Federal Judge Will Order Georgia Officials to Accept Absentee Ballots

ATLANTA (CN) — A federal judge will issue a temporary restraining order blocking Georgia election officials from rejecting absentee ballots or ballot applications when a voter’s signature does not match the signature on their voter registration card.

The proposed injunction, which U.S. District Judge Leigh Martin May plans to issue Thursday, requires all Georgia election officials to issue a provisional ballot to any voter whose ballot is flagged with a potential signature mismatch.

The voter must be provided with a pre-rejection notice and be given an opportunity to resolve the alleged signature discrepancy no later than three days after the election.

The injunction is May’s response to two lawsuits filed by civil rights groups challenging Georgia’s “exact match” law, which requires information on absentee ballots, ballot applications and voter registrations to match information in the government’s databases.

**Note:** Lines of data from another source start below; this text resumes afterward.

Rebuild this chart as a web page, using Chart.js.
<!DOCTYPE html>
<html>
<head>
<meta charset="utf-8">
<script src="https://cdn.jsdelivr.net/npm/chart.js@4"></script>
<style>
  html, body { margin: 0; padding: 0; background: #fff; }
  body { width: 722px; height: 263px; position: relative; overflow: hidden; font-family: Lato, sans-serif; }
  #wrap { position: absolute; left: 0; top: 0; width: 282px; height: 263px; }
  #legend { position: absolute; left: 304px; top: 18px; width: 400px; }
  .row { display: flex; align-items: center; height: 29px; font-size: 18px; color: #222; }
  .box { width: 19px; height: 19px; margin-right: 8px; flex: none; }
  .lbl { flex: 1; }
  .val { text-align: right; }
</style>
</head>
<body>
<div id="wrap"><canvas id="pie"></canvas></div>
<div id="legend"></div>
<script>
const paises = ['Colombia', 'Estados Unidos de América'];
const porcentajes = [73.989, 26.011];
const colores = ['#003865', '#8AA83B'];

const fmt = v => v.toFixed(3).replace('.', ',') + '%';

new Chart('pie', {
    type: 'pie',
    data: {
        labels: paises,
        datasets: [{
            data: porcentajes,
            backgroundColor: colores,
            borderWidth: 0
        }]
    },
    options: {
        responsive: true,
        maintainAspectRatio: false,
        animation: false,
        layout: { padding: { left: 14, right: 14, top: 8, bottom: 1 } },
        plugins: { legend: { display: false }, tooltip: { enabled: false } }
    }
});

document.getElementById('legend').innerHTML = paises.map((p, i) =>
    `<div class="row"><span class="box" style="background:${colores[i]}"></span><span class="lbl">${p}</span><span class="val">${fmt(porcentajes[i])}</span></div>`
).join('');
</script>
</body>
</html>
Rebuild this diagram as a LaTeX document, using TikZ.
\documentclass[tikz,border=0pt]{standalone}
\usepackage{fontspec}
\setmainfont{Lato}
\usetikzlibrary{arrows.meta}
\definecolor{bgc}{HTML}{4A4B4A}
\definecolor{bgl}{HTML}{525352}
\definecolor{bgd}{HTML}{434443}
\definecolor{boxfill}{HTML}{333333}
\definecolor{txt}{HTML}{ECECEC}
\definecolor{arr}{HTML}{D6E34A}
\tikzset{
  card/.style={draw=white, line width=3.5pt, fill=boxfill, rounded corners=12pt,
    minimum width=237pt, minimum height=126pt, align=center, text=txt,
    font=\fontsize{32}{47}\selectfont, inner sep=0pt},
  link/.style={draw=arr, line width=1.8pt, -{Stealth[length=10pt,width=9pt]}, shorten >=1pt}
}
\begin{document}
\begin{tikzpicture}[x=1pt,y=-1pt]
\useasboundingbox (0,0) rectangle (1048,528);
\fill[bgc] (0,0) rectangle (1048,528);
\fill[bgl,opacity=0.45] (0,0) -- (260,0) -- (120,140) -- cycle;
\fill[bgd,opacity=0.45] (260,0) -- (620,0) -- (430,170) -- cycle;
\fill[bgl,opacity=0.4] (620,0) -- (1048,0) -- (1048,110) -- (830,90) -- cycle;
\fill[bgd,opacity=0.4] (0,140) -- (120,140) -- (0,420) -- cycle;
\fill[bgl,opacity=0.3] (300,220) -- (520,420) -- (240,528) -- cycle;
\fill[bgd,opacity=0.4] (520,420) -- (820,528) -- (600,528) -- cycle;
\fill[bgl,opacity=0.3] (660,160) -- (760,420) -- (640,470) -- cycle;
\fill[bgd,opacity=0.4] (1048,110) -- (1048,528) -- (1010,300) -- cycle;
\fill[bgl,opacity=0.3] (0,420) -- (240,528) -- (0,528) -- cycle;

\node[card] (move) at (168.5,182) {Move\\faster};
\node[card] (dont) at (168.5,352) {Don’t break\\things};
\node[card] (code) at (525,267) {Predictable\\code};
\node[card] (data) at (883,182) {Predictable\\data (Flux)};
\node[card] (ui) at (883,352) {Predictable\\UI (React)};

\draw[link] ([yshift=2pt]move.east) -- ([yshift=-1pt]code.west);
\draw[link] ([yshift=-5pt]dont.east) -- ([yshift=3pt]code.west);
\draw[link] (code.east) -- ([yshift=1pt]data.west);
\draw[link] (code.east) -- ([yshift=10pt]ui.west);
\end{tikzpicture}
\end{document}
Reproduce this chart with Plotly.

On Oct. 16, the American Civil Liberties Union filed suit against Georgia Secretary of State Brian Kemp and election officials in Gwinnett County, Georgia’s second most-populous county, after new data showed that the county was rejecting absentee ballots and ballot applications at a disproportionately high rate.

The complaint alleged that Gwinnett County was responsible for rejecting 37 percent of all absentee ballots statewide. According to county officials, fewer than 200 ballots were rejected due to signature mismatches.

Kemp and other election officials involved in the lawsuit have until noon on Thursday to respond to the proposed injunction. The judge cautioned that responses should be limited to whether or not the “language is confusing or will be unworkable for the implementing officials.”

Kemp, a Republican, is currently running against Democratic nominee Stacey Abrams in a neck-and-neck race for governor.

The ACLU has argued that the current review process is unfair because Georgia does not require election officials to receive training in handwriting analysis or signature comparison. The group has also pointed out that signatures can change over time due to various factors including age and illness.

“This ruling protects the people of Georgia from those who seek to undermine their right to vote. It’s a huge victory, especially with the midterms just days away,” Sophia Lakin, staff attorney with the ACLU’s Voting Rights Project, said in a statement Wednesday.

“[T]he court finds that the balance of equities and the public interest support an injunction,” the order states.

May issued the ruling Wednesday after a hearing on Tuesday.

The proposed injunction fulfills relief sought by the ACLU in an Oct. 17 restraining order request. But May has not yet ruled on the broader relief sought in an Oct. 19 preliminary injunction request filed by the Lawyers’ Committee for Civil Rights Under Law and the Coalition for Good Governance.

The Oct. 19 filing requested relief for voters whose absentee ballots or ballot applications were rejected for discrepancies other than signature mismatches, such as incorrectly spelled names, extra spaces or typos.

During Tuesday’s hearing, attorneys representing the Secretary of State’s office and Gwinnett County election officials argued that it was too late to implement changes to the absentee ballot review process.

“Changing policies now would discourage voters and would stretch election officials to their limit. We don’t want to mess up a system that’s already operational,” Bryan Tyson, an attorney representing the Gwinnett Board of Registrations and Elections argued Tuesday.

“At this point in the process, any change is major for election officials,” Tyson said.

But May was apparently unconvinced.

“Preliminarily, the Court does not understand how assuring that all eligible voters are permitted to vote undermines integrity of the election process. To the contrary, it strengthens it. Second, Defendants argue that the signature mismatch rejection is “rare”—only 0.17% of all accepted absentee ballots in 2016 were rejected on that basis… But that statistic only bolsters Plaintiffs’ argument that any additional, constitutionally mandated processes will not be an administrative burden,” the order says.

The order points out that only 228 signature match rejections have occurred statewide during the 2018 election.

“The State cannot claim on one hand that an appeal process would be an administrative nightmare while on the other claiming that such a rejection is rare,” the order states.